Dorne Fraser, Young People's Reading and Learning Librarian, said: “It always surprises us what the children pick - I think the older children really liked the humour in Pigs Might Fly and got all the jokes about pigs and ham.

“However, they also liked Ice Bear - they liked the cute pictures of the Mum and the baby polar bear but also the one when it's eating the dead seal!

“As for Smelly Bill, the younger ones really enjoyed the pictures and the dog, which is really like a naughty little boy who gets the better of an adult - I think they liked that.”

This year the librarians made a conscious decision to encourage the older children to look at picture books as well as the younger ones.

Ms Fraser said: “I think some of the teachers thought some of the books had too many pictures but we are saying that picture books are OK. In the book Slam, for example, (which came second for the eight to nines) there aren't a lot of words but it's about learning to look at pictures.

“We also wanted them to engage in titles they didn't know so we didn't promote Harry Potter or Horrid Henry but a different range of books.”

Jennifer Holland, Head of Libraries, said: “If we can encourage children to get the book habit at a young age they're well on their way to becoming lifelong readers. The awards help us to keep touch with children's preferences and ensure our stock reflects popular taste.”

The results of the book poll will be officially announced at a ceremony on Wednesday, at North Walsham Community Centre when children who took part in the voting will get the chance to meet some of their favourite authors - including Jane Clarke, Jonathan Emmett and Adam Stower.

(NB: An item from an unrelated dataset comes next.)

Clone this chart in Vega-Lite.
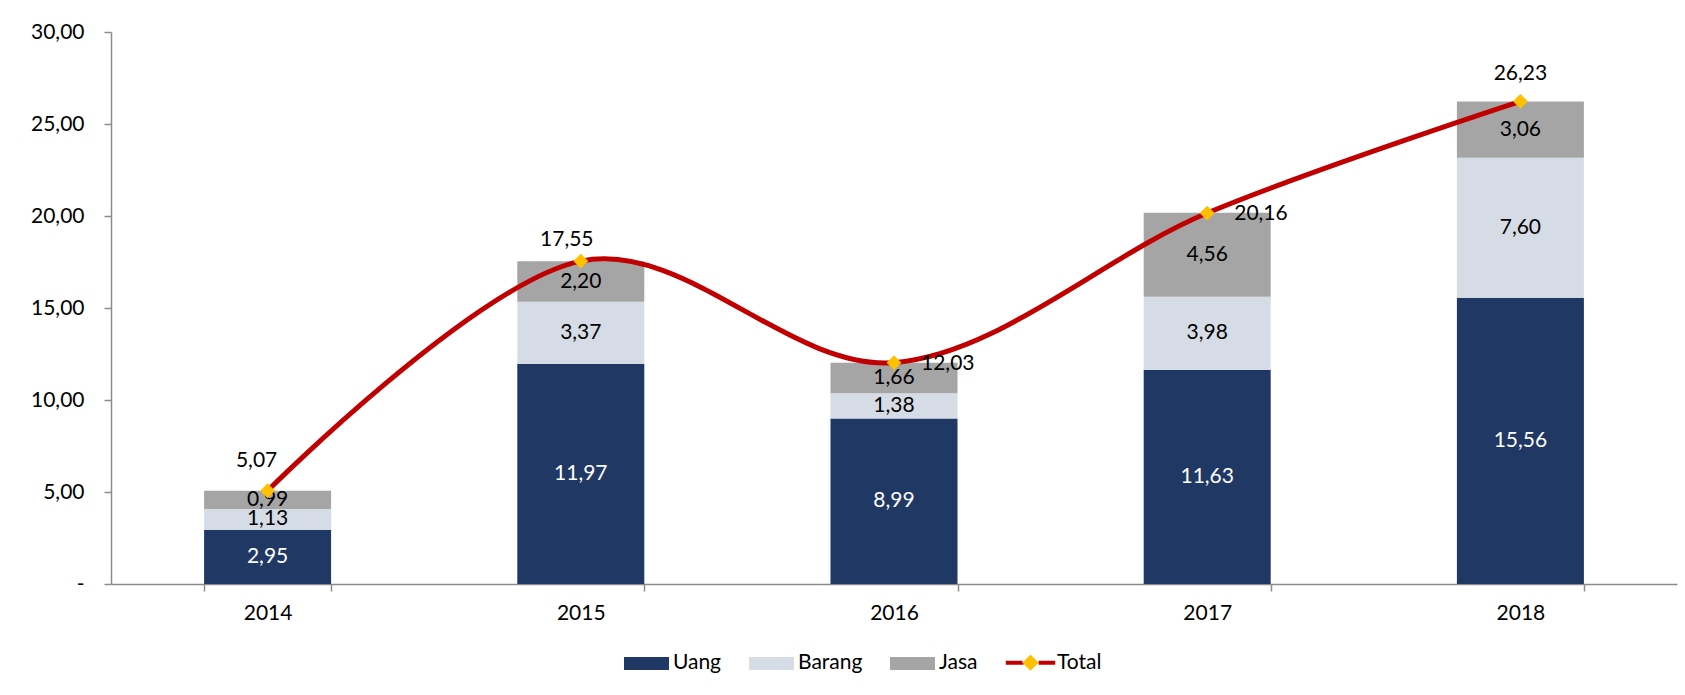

For the eight to nine year-olds:

t 1 Pigs Might Fly, by Jonathan Emmett and Steve Cox. This is a colourful tale giving a new twist on the traditional Three Little Pigs story. This time the pigs decide to try to outwit the Big Bad Wolf by winning the 'Pie in the Sky Air Race'. Each pig builds a plane, out of straw, sticks and metal. Of course, the pigs have the last laugh.

t 2 Slam by Adam Stower. This is a book largely made up of pictures showing how a boy, listening to his headphones, comes out of his house and bangs the door - only to cause all kinds of disastrous consequences.

t 3 Ice Bear by Nicola Davies and Gary Blythe. An emotive, atmospheric book with illustrations and a non-fiction content as well, that describes the life of the polar bear as a powerful hunter, tender mother and gentle playmate.

For children up to seven:

t 1 Smelly Bill by Daniel Postgate. A lovely picture story about a naughty, dirty dog who gets a visit by a fastidious aunt who tries to clean him up - only with hilarious consequences.

t 2 Killer Gorilla by Jeanne Willis and Tony Ross. A mouse is scared by a gorilla and runs into different countries to escape, only to find at the end he was not a monster after all.

t 3 Gilbert the Great by Jane Clarke and Charles Fuge. A lovely illustrated book about two unlikely friends - a shark and a little fish who have lots of fun together until the fish goes missing. However, the shark manages eventually to find another little fish as a new friend.